Немеркнущий «Лев Гурыч» получился у Симонова не только трогательным, но и театрально злободневным спектаклем, пародирующим агитобозрения 1920‑ х годов. Хотя трогательная, романтическая струя в спектакле, кажется, была выражена более отчетливо, в ней внятно слышался голос режиссера.

«… Итак, мы начинаем нашей песенкой простой», — пели в «Принцессе Турандот». Звенели бубенцы, гремели тарелки, подмяукивали гребенки, введенные Вахтанговым в оркестр: звук получался нежный и гнусавый одновременно, его как будто слегка «вело». Выходило смешно, весело. Но как бы в тумане, в дымке, словно сквозь набежавшую слезу. И тут сценой овладевал вальс. Женственный, чуть-чуть жеманный, он выступал походкой чинной, игриво подмигивал партеру, взлетал к колосникам, шутил, кокетничал и — угасал. Праздник кончался, звук замирал. Было немного жаль.

Воспитанный русской культурой, Москвой, каким-нибудь Хлыновским тупиком или Староконюшенным переулком Арбата, выросший на цыганском романсе, на пении Шаляпина, Симонов счастливо соединил в себе исконно русские интонации с мотивами Армении, с древними традициями своего народа.

Армянский темперамент — этот вулкан как бы дремлющий, эта поразительная смесь страстности с флегматичностью и лиризма с острой характерностью, — попав на русскую почву и породнившись с прямотой и открытостью русского склада, обретает гибкость поистине изумительную. Такая приспособляемость не значит всеядность. Здесь другое: какое-то обволакивающее — пластическое, музыкальное — объятие того, что с точки зрения здравого смысла необъятно, и примирение того, что по логике рассудка не может быть примиримо.

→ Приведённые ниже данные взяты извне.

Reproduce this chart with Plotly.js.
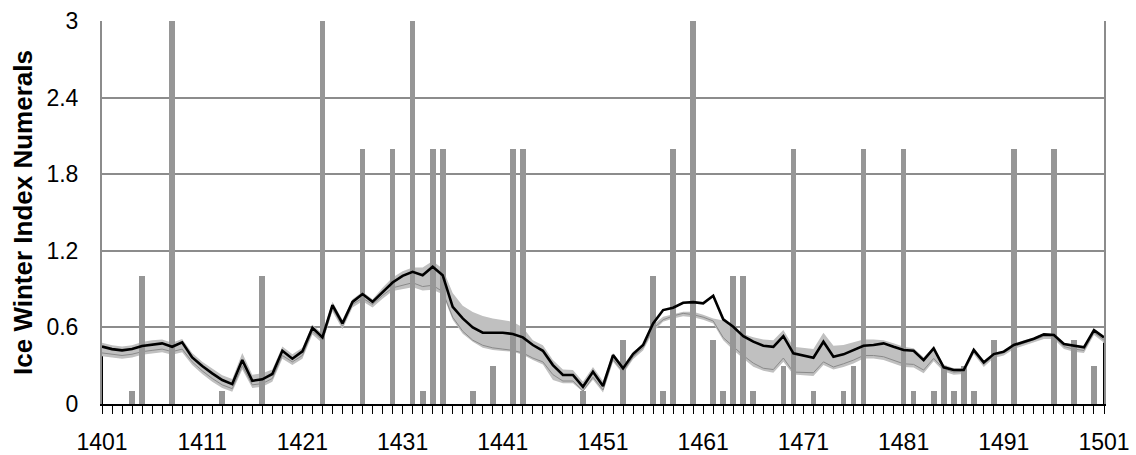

Режиссер Вахтангов, композитор Хачатурян, живописец Сарьян (в меньшей степени) — художники не просто национально самобытные и интернациональные именно своей безусловной национальностью. Вовсе нет. Здесь дело в органическом взаимопроникновении разнородных и порой, кажется, взаимоисключающих начал, в приятии мира очень широком, {11} без заносчивости и гонора, без предрассудка любимой мыслив Но с любимой мыслью — непременно.

В режиссерском творчестве Симонова эта гибкость проявилась с очаровательной непосредственностью, как в беглом импрессионистическом рисунке.

Поначалу могло даже показаться, что уж слишком легок был Симонов на всякого рода приспособления, что уж совсем он без стержня, без каркаса.

Вот ставил «Синичкина», вот пародировал джаз и фокстрот, иронизировал над попытками своих товарищей по искусству, обличая грешный Запад, попросту развлекать зрителей. И вдруг сам отправился — ни больше ни меньше — в Московский драматический театр (бывший Корша), этот оплот мелкобуржуазной театральности и театрального мещанства, как принято было говорить в 1920‑ е годы. Отправился ставить пьесу В. Шкваркина «Вокруг света на самом себе» (1927), хитроумные коллизии которой напоминали критикам всю мировую драматургию разом, от классической до современной. «Полудрама, полупародия, полуобозрение (пьеса Шкваркина. — Т. З. ) колеблется, — по словам П. Маркова, — между “жанризмом” (ночлежка, пивная) и театральной условностью (пародия на иностранный дом, пародия на киносъемку)…» «Режиссер Симонов, — продолжал критик, — наиболее силен в моментах театральной пародии: сам по себе шарж на киносъемку удачен и может исполняться в качестве отдельного остроумного номера, всецело выпадающего из общего характера пьесы»[4].

Действительно, сам Симонов был убежден, что он ставит трагикомедию из современной жизни. Жалостная история об Иване Васильевиче Страхове, бывшем лакее у богатого концессионера в Москве, докатившемся до ночлежки, разыгрывалась на полном серьезе под звуки в первом акте — джаз-банда, во втором — румынского оркестра. По нэповским? обычаям этот факт анонсировался особо и рекламировался режиссером отдельно, с почти пародийным глубокомыслием. В бывший Корша ходила своя публика, воспитанная на «Мадам Сан-Жен» Сарду, на салонных комедиях Жербидона, Вернея, Паньоля… Румынский оркестр в таком случае был просто необходим.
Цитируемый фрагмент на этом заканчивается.